### Extracted data
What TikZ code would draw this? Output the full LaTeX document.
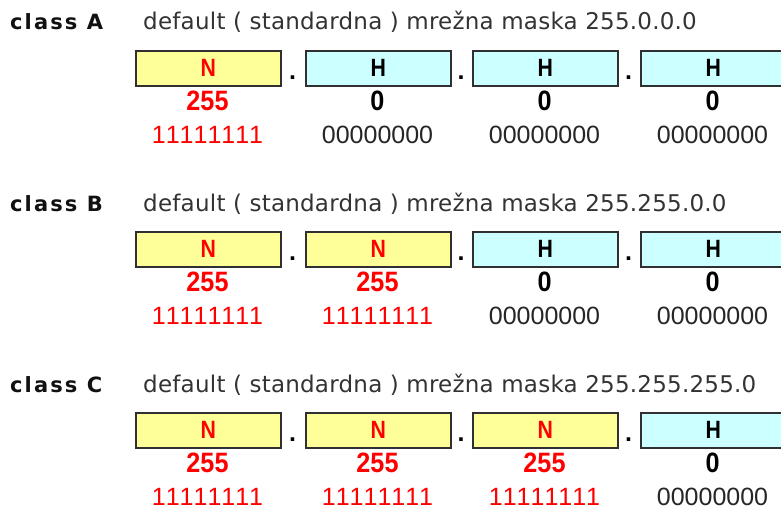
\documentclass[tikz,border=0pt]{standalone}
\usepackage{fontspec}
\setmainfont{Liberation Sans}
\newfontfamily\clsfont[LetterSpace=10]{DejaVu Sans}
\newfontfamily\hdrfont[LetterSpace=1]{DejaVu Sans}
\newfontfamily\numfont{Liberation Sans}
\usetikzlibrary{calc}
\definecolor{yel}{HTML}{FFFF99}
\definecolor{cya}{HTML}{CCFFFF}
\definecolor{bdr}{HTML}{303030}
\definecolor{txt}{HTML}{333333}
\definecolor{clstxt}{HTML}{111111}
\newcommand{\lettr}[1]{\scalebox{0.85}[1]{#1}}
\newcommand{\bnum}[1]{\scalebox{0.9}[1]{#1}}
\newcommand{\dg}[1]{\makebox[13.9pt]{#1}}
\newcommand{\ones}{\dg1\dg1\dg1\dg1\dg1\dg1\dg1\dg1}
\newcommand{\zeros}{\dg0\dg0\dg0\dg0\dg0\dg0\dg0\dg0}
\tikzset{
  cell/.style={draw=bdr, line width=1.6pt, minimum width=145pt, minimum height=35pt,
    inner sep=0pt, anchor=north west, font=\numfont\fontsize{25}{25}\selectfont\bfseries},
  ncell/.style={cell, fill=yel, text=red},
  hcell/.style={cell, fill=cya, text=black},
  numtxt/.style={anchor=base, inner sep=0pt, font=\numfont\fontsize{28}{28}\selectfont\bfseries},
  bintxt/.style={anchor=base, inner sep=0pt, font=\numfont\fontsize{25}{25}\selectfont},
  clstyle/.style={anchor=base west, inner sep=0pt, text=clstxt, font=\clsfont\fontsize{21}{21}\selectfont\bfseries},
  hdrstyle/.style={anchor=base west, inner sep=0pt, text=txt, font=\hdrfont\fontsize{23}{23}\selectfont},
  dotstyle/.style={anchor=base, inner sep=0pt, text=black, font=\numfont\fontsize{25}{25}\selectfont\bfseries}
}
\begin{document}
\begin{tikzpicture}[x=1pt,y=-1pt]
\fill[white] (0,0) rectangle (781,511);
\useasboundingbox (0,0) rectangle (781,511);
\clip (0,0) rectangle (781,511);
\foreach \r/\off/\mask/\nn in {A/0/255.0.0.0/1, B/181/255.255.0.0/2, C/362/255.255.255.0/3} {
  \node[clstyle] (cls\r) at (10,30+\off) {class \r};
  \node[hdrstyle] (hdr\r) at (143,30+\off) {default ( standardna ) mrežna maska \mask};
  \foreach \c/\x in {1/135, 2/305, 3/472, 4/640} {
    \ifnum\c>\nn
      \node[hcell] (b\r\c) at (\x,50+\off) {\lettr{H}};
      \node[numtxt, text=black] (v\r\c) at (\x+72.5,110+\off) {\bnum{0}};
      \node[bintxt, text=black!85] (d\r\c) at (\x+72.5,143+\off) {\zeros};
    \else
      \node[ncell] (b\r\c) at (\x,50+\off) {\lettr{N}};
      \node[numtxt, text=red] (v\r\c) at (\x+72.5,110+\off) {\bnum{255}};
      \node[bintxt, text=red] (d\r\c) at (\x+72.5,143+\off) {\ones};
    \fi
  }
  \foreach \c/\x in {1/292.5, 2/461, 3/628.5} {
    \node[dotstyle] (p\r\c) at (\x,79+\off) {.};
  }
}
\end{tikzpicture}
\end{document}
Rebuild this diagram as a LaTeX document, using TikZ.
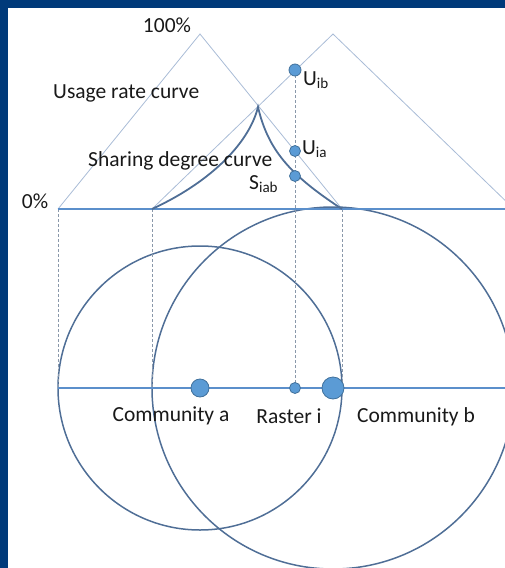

### What the task requires
Repeat the listing verbatim. Skip the pictures.

### Exercise answer
What TikZ code would draw this? Output the full LaTeX document.
\documentclass[tikz,border=0pt]{standalone}
\usepackage{fontspec}
\setmainfont{Liberation Sans}
\newfontfamily\clsfont[LetterSpace=10]{DejaVu Sans}
\newfontfamily\hdrfont[LetterSpace=1]{DejaVu Sans}
\newfontfamily\numfont{Liberation Sans}
\usetikzlibrary{calc}
\definecolor{yel}{HTML}{FFFF99}
\definecolor{cya}{HTML}{CCFFFF}
\definecolor{bdr}{HTML}{303030}
\definecolor{txt}{HTML}{333333}
\definecolor{clstxt}{HTML}{111111}
\newcommand{\lettr}[1]{\scalebox{0.85}[1]{#1}}
\newcommand{\bnum}[1]{\scalebox{0.9}[1]{#1}}
\newcommand{\dg}[1]{\makebox[13.9pt]{#1}}
\newcommand{\ones}{\dg1\dg1\dg1\dg1\dg1\dg1\dg1\dg1}
\newcommand{\zeros}{\dg0\dg0\dg0\dg0\dg0\dg0\dg0\dg0}
\tikzset{
  cell/.style={draw=bdr, line width=1.6pt, minimum width=145pt, minimum height=35pt,
    inner sep=0pt, anchor=north west, font=\numfont\fontsize{25}{25}\selectfont\bfseries},
  ncell/.style={cell, fill=yel, text=red},
  hcell/.style={cell, fill=cya, text=black},
  numtxt/.style={anchor=base, inner sep=0pt, font=\numfont\fontsize{28}{28}\selectfont\bfseries},
  bintxt/.style={anchor=base, inner sep=0pt, font=\numfont\fontsize{25}{25}\selectfont},
  clstyle/.style={anchor=base west, inner sep=0pt, text=clstxt, font=\clsfont\fontsize{21}{21}\selectfont\bfseries},
  hdrstyle/.style={anchor=base west, inner sep=0pt, text=txt, font=\hdrfont\fontsize{23}{23}\selectfont},
  dotstyle/.style={anchor=base, inner sep=0pt, text=black, font=\numfont\fontsize{25}{25}\selectfont\bfseries}
}
\begin{document}
\begin{tikzpicture}[x=1pt,y=-1pt]
\fill[white] (0,0) rectangle (781,511);
\useasboundingbox (0,0) rectangle (781,511);
\clip (0,0) rectangle (781,511);
\foreach \r/\off/\mask/\nn in {A/0/255.0.0.0/1, B/181/255.255.0.0/2, C/362/255.255.255.0/3} {
  \node[clstyle] (cls\r) at (10,30+\off) {class \r};
  \node[hdrstyle] (hdr\r) at (143,30+\off) {default ( standardna ) mrežna maska \mask};
  \foreach \c/\x in {1/135, 2/305, 3/472, 4/640} {
    \ifnum\c>\nn
      \node[hcell] (b\r\c) at (\x,50+\off) {\lettr{H}};
      \node[numtxt, text=black] (v\r\c) at (\x+72.5,110+\off) {\bnum{0}};
      \node[bintxt, text=black!85] (d\r\c) at (\x+72.5,143+\off) {\zeros};
    \else
      \node[ncell] (b\r\c) at (\x,50+\off) {\lettr{N}};
      \node[numtxt, text=red] (v\r\c) at (\x+72.5,110+\off) {\bnum{255}};
      \node[bintxt, text=red] (d\r\c) at (\x+72.5,143+\off) {\ones};
    \fi
  }
  \foreach \c/\x in {1/292.5, 2/461, 3/628.5} {
    \node[dotstyle] (p\r\c) at (\x,79+\off) {.};
  }
}
\end{tikzpicture}
\end{document}
Rebuild this diagram as a LaTeX document, using TikZ.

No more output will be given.